Yes, you read that right. These days, she is busy giving final touches to a robot that has the potential to save honey bees in residential areas and for making a presentation of her bot at an international robotics event to be held in Denmark next month.
Vignesh, a Class 7 student of Delhi Public School, Vasant Kunj, is part of Supercalifragilisticexpialidocious India's youngest ever team to qualify for the First Lego League - European Open championship in Aarhus, scheduled for May this year. Using a combination of robotics and hi-tech components, Vignesh has developed a Bee Saver Bot that removes honey bees the species primarily responsible for pollination and honey production around the world safely and carefully without harming them or humans.
"I have been practising Robotics since I was nine. My aim in life is to use the power of robotics to solve some real-world problems," Vignesh said.
Over the past three years, she has won several robotics championships (Delhi Regional robotics championship 2015 and 2016) and is now excited about representing India in the forthcoming international competition. The robot Lightning McQueen is made using Lego Mindstorms EV3, the third generation robotics kit in Lego's Mindstorms line.
Lego Mindstorms is a programmable robotics construction set that gives you the power to build, programme and command your own LEGO robots. The Lightning McQueen uses EV3 large motors, colour sensors that are used for line following, gyro sensor to take accurate turns, and pneumatics for multi-tasking.
The First Lego League championship is organised by FIRST Scandinavia foundation in cooperation with the city of Aarhus, Aarhus University, Aarhus School of Marine and Technical Engineering and IT-forum.
It will witness some 100 teams and 1,000 children from all over the world competing on their skills in construction, programming and presentation of ideas and solutions while also sharing their culture, values, making friends and having fun.
Here's why Vignesh chose only honey bees.
"We chose honey bees, because they are mostly overlooked. Bees are mostly killed by us humans through pesticides, colony collapse disorder and many more ways," Vignesh said. "We learnt that more than 85 per cent of the world's crops are pollinated by honey bees. Every third bite of food comes from a bee pollinated crop or animal that depends on bee pollination," she emphasised.
In general, when people see a beehive near their houses and in parks and the like, they tend to call the pest controllers, who burn the hive, killing nearly 20,000 to 80,000 bees. "So we thought of building a solution that can safely relocate the beehive without harming the bees," Vignesh said.
The 'Bee Saver Bot' scans the beehive, and relocates it by building an enclosure that safely transports the beehive to the nearest bee farm, without harming any humans or bees. "This solution can save millions of bees from getting hurt and actually relocate them back to bee farms from where they can be back on the fields where they contribute so much to our food chain," the robotic champion noted.
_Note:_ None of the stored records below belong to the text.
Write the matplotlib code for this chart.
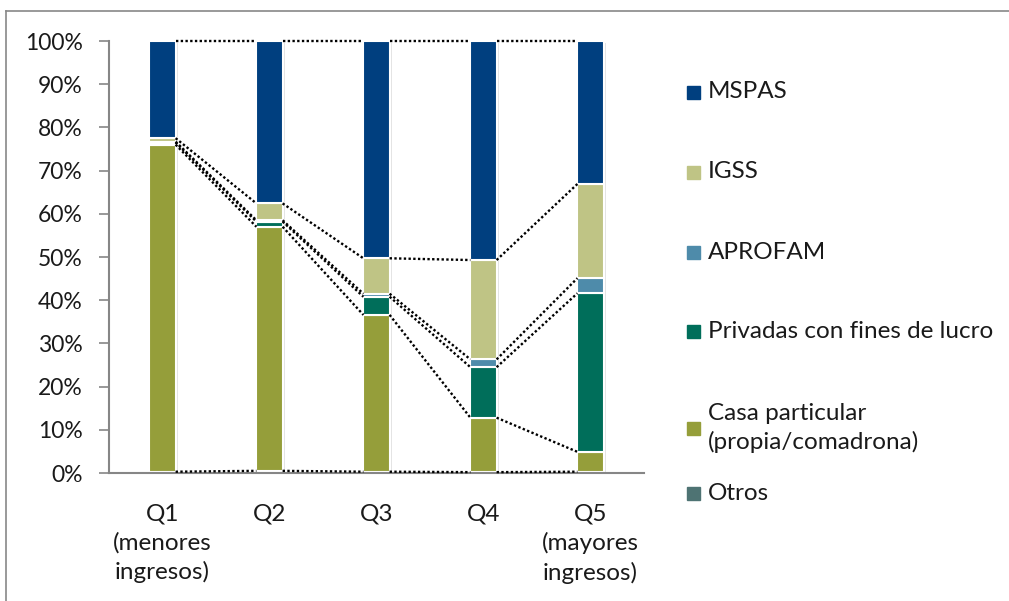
import matplotlib
matplotlib.use("Agg")
import matplotlib.pyplot as plt
from matplotlib.lines import Line2D
from matplotlib.patches import Rectangle
import numpy as np

plt.rcParams['font.family'] = ['Lato', 'DejaVu Sans']

categories = ["Q1\n(menores\ningresos)", "Q2", "Q3", "Q4", "Q5\n(mayores\ningresos)"]
# series from bottom to top
series_names = ["Otros", "Casa particular\n(propia/comadrona)", "Privadas con fines de lucro",
                "APROFAM", "IGSS", "MSPAS"]
otros    = [0.3, 0.5, 0.3, 0.2, 0.3]
casa     = [75.7, 56.5, 36.3, 12.6, 4.6]
privadas = [0.5, 1.2, 4.2, 11.7, 36.7]
aprofam  = [0.2, 0.3, 0.7, 1.8, 3.5]
igss     = [0.8, 3.9, 8.2, 23.0, 21.8]
mspas    = [22.5, 37.6, 50.3, 50.7, 33.1]
colors = ["#4E7373", "#959E3A", "#006E5A", "#4E8BAA", "#BFC485", "#003F7F"]

data = np.array([otros, casa, privadas, aprofam, igss, mspas])

fig = plt.figure(figsize=(10.09, 6.01), dpi=100)
ax = fig.add_axes([109/1009, 1-473/601, (644-109)/1009, (473-41)/601])

x = np.arange(len(categories))
w = 0.245
bottom = np.zeros(len(categories))
tops = []
# shadow
ax.bar(x + 0.012, data.sum(axis=0), width=w + 0.02, bottom=-0.4, color="#e3e3e3", zorder=1)
for vals, c in zip(data, colors):
    ax.bar(x, vals, width=w, bottom=bottom, color=c, edgecolor="white", linewidth=1.5, zorder=2)
    bottom = bottom + vals
    tops.append(bottom.copy())

# series lines
for t in tops:
    for i in range(len(categories) - 1):
        ax.plot([x[i] + w/2, x[i+1] - w/2], [t[i], t[i+1]], color="black",
                linestyle=(0, (1, 1)), linewidth=1.7, zorder=3, clip_on=False)

ax.set_xlim(-0.5, len(categories) - 0.5)
ax.set_ylim(0, 100)
ax.set_yticks(np.arange(0, 101, 10))
ax.set_yticklabels([f"{v}%" for v in range(0, 101, 10)])
ax.set_xticks(x)
ax.set_xticklabels(categories, linespacing=1.42)
ax.tick_params(axis='y', length=7, width=1.2, color="#868686", labelsize=16.5, pad=12, labelcolor="#1a1a1a")
ax.tick_params(axis='x', length=0, labelsize=17.5, pad=22, labelcolor="#1a1a1a")
for s in ["top", "right"]:
    ax.spines[s].set_visible(False)
for s in ["left", "bottom"]:
    ax.spines[s].set_color("#868686")
    ax.spines[s].set_linewidth(1.5)

# legend (manual, Excel-like spacing)
leg_y = [92, 172, 252, 332, 428, 493]
order = list(range(len(series_names)))[::-1]
for yy, idx in zip(leg_y, order):
    fy = 1 - yy/601
    fig.patches.append(Rectangle((687/1009, fy - 6.5/601), 13/1009, 13/601,
                                 transform=fig.transFigure, color=colors[idx]))
    fig.text(708/1009, fy, series_names[idx], fontsize=17.5, va="center", ha="left",
             color="#1a1a1a", linespacing=1.35)

# outer frame (top & left)
fig.add_artist(Line2D([6/1009, 1], [1-11/601, 1-11/601], transform=fig.transFigure, color="#888888", lw=1.2))
fig.add_artist(Line2D([6/1009, 6/1009], [0, 1-11/601], transform=fig.transFigure, color="#888888", lw=1.2))

fig.savefig("out.png", dpi=100)
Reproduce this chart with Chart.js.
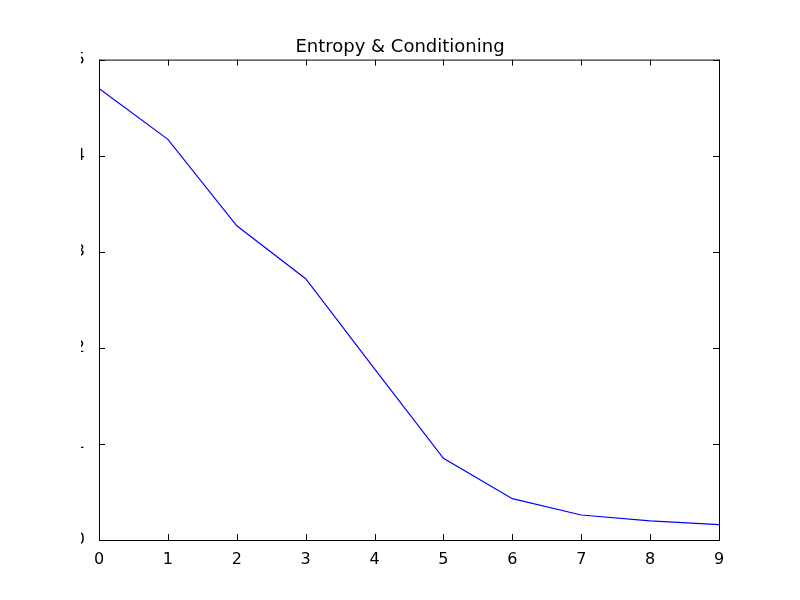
<!DOCTYPE html>
<html>
<head>
<meta charset="utf-8">
<script src="https://cdn.jsdelivr.net/npm/chart.js@4"></script>
<style>
  body { margin: 0; background: #fff; }
  #wrap { width: 800px; height: 600px; }
</style>
</head>
<body>
<div id="wrap"><canvas id="entropyChart"></canvas></div>
<script>
// Data
const steps = [0, 1, 2, 3, 4, 5, 6, 7, 8, 9];
const entropy = [4.70, 4.17, 3.27, 2.72, 1.78, 0.85, 0.43, 0.26, 0.20, 0.16];
const titleText = 'Entropy & Conditioning';

// matplotlib-style frame with inward ticks on all four sides
const frameTicks = {
  id: 'frameTicks',
  afterDraw(chart) {
    const { ctx, chartArea: a, scales } = chart;
    ctx.save();
    ctx.strokeStyle = '#000';
    ctx.lineWidth = 1;
    ctx.strokeRect(a.left + 0.5, a.top + 0.5, a.right - a.left, a.bottom - a.top);
    ctx.beginPath();
    for (let v = 0; v <= 9; v++) {
      const x = Math.round(scales.x.getPixelForValue(v)) + 0.5;
      ctx.moveTo(x, a.bottom); ctx.lineTo(x, a.bottom - 6);
      ctx.moveTo(x, a.top); ctx.lineTo(x, a.top + 6);
    }
    for (let v = 0; v <= 5; v++) {
      const y = Math.round(scales.y.getPixelForValue(v)) + 0.5;
      ctx.moveTo(a.left, y); ctx.lineTo(a.left + 6, y);
      ctx.moveTo(a.right, y); ctx.lineTo(a.right - 6, y);
    }
    ctx.stroke();
    ctx.restore();
  }
};

const ctx = document.getElementById('entropyChart').getContext('2d');
new Chart(ctx, {
  type: 'line',
  data: {
    datasets: [{
      data: steps.map((s, i) => ({ x: s, y: entropy[i] })),
      borderColor: '#0000ff',
      borderWidth: 1.2,
      pointRadius: 0,
      tension: 0,
      fill: false
    }]
  },
  options: {
    responsive: true,
    maintainAspectRatio: false,
    animation: false,
    layout: { padding: { left: 81, right: 81, top: 0, bottom: 0 } },
    plugins: {
      legend: { display: false },
      tooltip: { enabled: false },
      title: {
        display: true,
        text: titleText,
        color: '#000',
        font: { family: 'DejaVu Sans', size: 18, weight: 'normal' },
        padding: { top: 37, bottom: 1 }
      }
    },
    scales: {
      x: {
        type: 'linear',
        min: 0,
        max: 9,
        grid: { display: false },
        border: { display: false },
        afterFit(s) { s.height = 60; },
        ticks: {
          stepSize: 1,
          color: '#000',
          padding: 2,
          font: { family: 'DejaVu Sans', size: 16 }
        }
      },
      y: {
        min: 0,
        max: 5,
        grid: { display: false },
        border: { display: false },
        afterFit(s) { s.width = 18; },
        ticks: {
          stepSize: 1,
          color: '#000',
          padding: 6,
          font: { family: 'DejaVu Sans', size: 16 }
        }
      }
    }
  },
  plugins: [frameTicks]
});
</script>
</body>
</html>
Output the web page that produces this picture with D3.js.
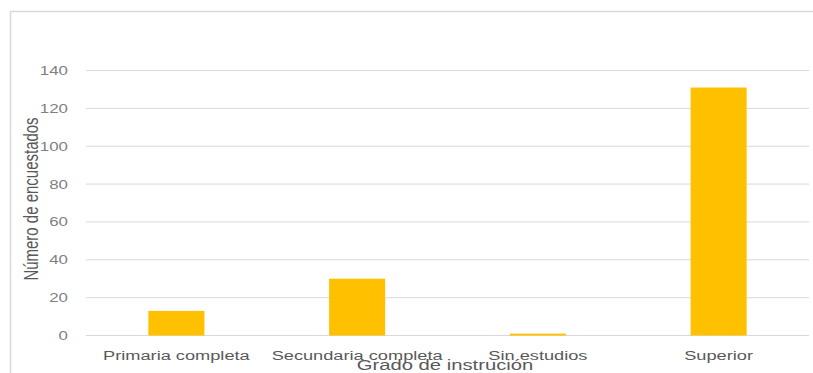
<!DOCTYPE html>
<html>
<head>
<meta charset="utf-8">
<script src="https://cdn.jsdelivr.net/npm/d3@7"></script>
<style>
  html, body { margin: 0; padding: 0; background: #fff; }
  svg { display: block; }
  text { font-family: "Liberation Sans", Arial, sans-serif; }
</style>
</head>
<body>
<svg id="chart" width="813" height="373"></svg>
<script>
// Survey respondents by education level
const categories = ["Primaria completa", "Secundaria completa", "Sin estudios", "Superior"];
const counts = [13, 30, 1, 131];
const yTicks = [0, 20, 40, 60, 80, 100, 120, 140];
const xTitle = "Grado de instrución";
const yTitle = "Número de encuestados";

const W = 813, H = 373;
const stretch = 1.35; // horizontal text stretch
const plot = { left: 86, right: 809, top: 70.5, bottom: 335.5 };

const svg = d3.select("#chart");

// chart frame
svg.append("rect")
  .attr("x", 10.5).attr("y", 11.5)
  .attr("width", W + 10).attr("height", H + 10)
  .attr("fill", "#fff")
  .attr("stroke", "#d9d9d9").attr("stroke-width", 1.5);

const x = d3.scaleBand()
  .domain(categories)
  .range([plot.left, plot.right])
  .paddingInner(0.69)
  .paddingOuter(0.345);

const y = d3.scaleLinear()
  .domain([0, 140])
  .range([plot.bottom, plot.top]);

// gridlines
svg.append("g")
  .selectAll("line")
  .data(yTicks)
  .join("line")
  .attr("x1", plot.left).attr("x2", plot.right)
  .attr("y1", d => y(d)).attr("y2", d => y(d))
  .attr("stroke", "#d9d9d9").attr("stroke-width", 1);

// y tick labels
svg.append("g")
  .selectAll("text")
  .data(yTicks)
  .join("text")
  .attr("transform", d => `translate(68,${y(d) + 4.5}) scale(${stretch},1)`)
  .attr("text-anchor", "end")
  .attr("font-size", 12.5)
  .attr("fill", "#7f7f7f")
  .text(d => d);

// bars
svg.append("g")
  .selectAll("rect")
  .data(categories)
  .join("rect")
  .attr("x", d => x(d))
  .attr("width", x.bandwidth())
  .attr("y", (d, i) => y(counts[i]))
  .attr("height", (d, i) => y(0) - y(counts[i]))
  .attr("fill", "#ffc000");

// category labels
svg.append("g")
  .selectAll("text")
  .data(categories)
  .join("text")
  .attr("transform", d => `translate(${x(d) + x.bandwidth() / 2},360) scale(${stretch},1)`)
  .attr("text-anchor", "middle")
  .attr("font-size", 13.5)
  .attr("fill", "#595959")
  .text(d => d);

// axis titles
svg.append("text")
  .attr("transform", `translate(445,370) scale(${stretch},1)`)
  .attr("text-anchor", "middle")
  .attr("font-size", 15)
  .attr("fill", "#595959")
  .text(xTitle);

svg.append("text")
  .attr("transform", `translate(38,199) scale(${stretch},1) rotate(-90)`)
  .attr("text-anchor", "middle")
  .attr("font-size", 15)
  .attr("fill", "#595959")
  .text(yTitle);
</script>
</body>
</html>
In her efforts to participate in the event, Vignesh started crowdfunding through Fueladream a Bengaluru-based platform that allows for pooling of funds for a cause. "Although crowdfunding in India has been relatively a new concept, it is growing very quickly," Ranganath Thota, Founder and CEO at Fueladream, she said.
"Funding is the biggest challenge for students in India. Crowdfunding is a very democratic way to tell your stories and use social media and friends to raise money," he added. Vignesh's achievement also earned her praise from Minister of State for Civil Aviation Jayant Sinha. "Proud of 12-year-old Kavya Vignesh, representing India at the European Robotics Championship in Denmark," Sinha said in a tweet.
Vignesh, who is also a digital graphic designer, said that she looks up to her mother, Shikha Suman, founder of a health-tech start-up, as her role model. "Believe in your dream and do whatever you want and don't let anyone bring you down," Vignesh said as a message to children.
To parents who put all their focus on their children's studies alone, Vignesh says, "All work and no play may make children dumb; so they should balance out studies as well as such extra-curricular activities."